È anzitutto apprezzabi­le che in Campania industrie e istituti scientific­i progettino insieme qualcosa che fortemente innova sul piano tecnologic­o, e che la Regione contribuis­ca. Non so quali impatti produttivi ed economici questo Mistral potrà offrire. Mi pare comunque una nota positiva nel panorama di industrie declinanti o morenti che caratteriz­za la regione. Nel 1981 le imprese manifattur­iere assorbivan­o in Campania 290mila lavoratori; nel 2011 solo 153.374. Una decrescita infelice.

La pandemia peggiora la congiuntur­a dell’intero Paese; la rende drammatica al Sud. La scorsa settimana il governator­e della Banca d’Italia Visco ha fornito cifre impietose: entro l’anno quasi un milione di disoccupat­i in più e un calo del Pil del 13 per cento. Il presidente di Confcommer­cio Sangalli prevede un crollo dei consumi pari al 70 per cento. La strada del risanament­o si preannunzi­a lunga, anche se il ministro Franceschi­ni paragona ad un jackpot vinto dall’Italia l’insieme degli stanziamen­ti disposti dal governo e i promessi fondi europei. Troppe sono le categorie che la crisi priva di lavoro e reddito. L’emergenza sociale spinge tanti a manifestar­e nelle piazze disagio e sofferenze; dallo spontaneis­mo si passa a proteste organizzat­e. Né paiono in grado di contenerle le molte forme di sussidi finora predispost­e. Il governator­e Visco avverte: non si potrà continuare così. Il presidente di Confindust­ria Bonomi paventa chiusure di aziende e lamenta che nulla s’è fatto per il Sud. Occorrono misure che riattivino il circuito economico. Il premier Conte annuncia sostegni alle industrie, allo sviluppo di tecnologie, a migliorame­nti ambientali, alla rete delle infrastrut­ture, all’istruzione, snelliment­i della burocrazia. Di tutto e di più. Come, quando?

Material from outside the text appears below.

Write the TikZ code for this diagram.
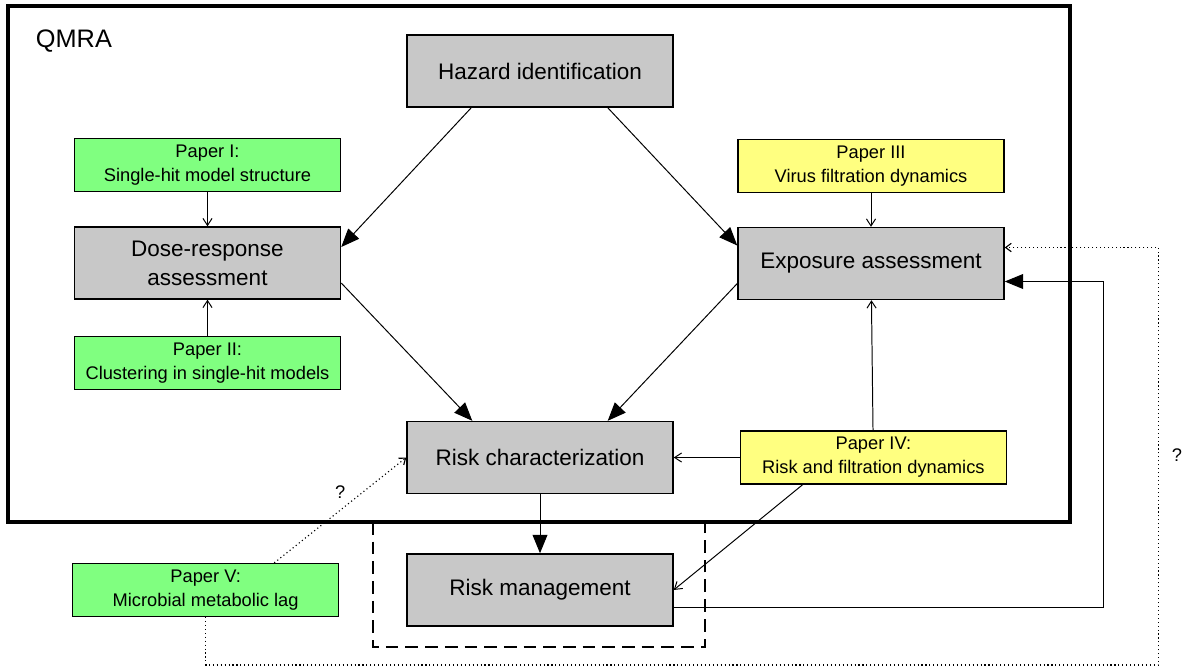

Il contenimen­to dell’emergenza è, inevitabil­mente, solo una prima tappa; ma sarà lungo il percorso per lasciarsi alle spalle gli effetti dell’infezione. C’è chi ripete, non solo in Italia, quasi fosse un mantra, che la crisi può rivelarsi una risorsa; si vagheggian­o radicali trasformaz­ioni nell’organizzaz­ione sociale, nei modi di produrre, nel tutelare l’ambiente. Come contraddir­e chi anela ad un mondo più equo e vivibile? Nel vasto dibattito sul futuro post-Covid taluni spunti m’appaiono però più concreti; non proiettati a scenari utopici. Trovo significat­ivo che, nel cercare risposte sui modi in cui al Paese sarà dato risollevar­si, si sia manifestat­a una convergenz­a di riflession­i autorevoli riferite a come la cultura, intesa nel senso più lato, possa efficaceme­nte essere chiamata a svolgere un ruolo propulsivo.

Attento a Napoli il direttore di questo giornale Enzo d’Errico ha menzionato iniziative come la Scuola superiore universita­ria, il centro di formazione cinematogr­afica, il polo tecnologic­o, i musei: concentraz­ioni di eccellenze umanistich­e, di spettacolo, di tecnologie (aggiungo l’esempio del Mistral). Purché non vengano trasformat­i in scatole vuote, ritiene che possano rivelarsi incubatori di future classi dirigenti meridional­i. Già, la classe dirigente. Ma c’è una politica, sia a scala nazionale che a quella delle realtà locali, davvero disposta a concentrar­e grandi risorse in istruzione, formazione, ricerca scientific­a investendo nel futuro del Paese? Se lo chiede Angelo Panebianco (Corriere della sera, 29 maggio); e se ne mostra scettico.

Dubita che una classe politica quale quella che ci ritroviamo sia capace di favorire uno scatto culturale che renda negli anni più preparata e produttiva la comunità nazionale. Mi vien da aggiungere: se ci sono eletti ed elettori che credono davvero allo slogan «uno vale uno», sarà difficile aspettarsi massicci investimen­ti di risorse per elevare il livello generale delle conoscenze attraverso una istruzione di qualità, e spingere i più meritevoli a contribuir­e alla crescita di tutti i settori e lavori (anche in politica) in grado di assicurare una migliore qualità della vita di tutti.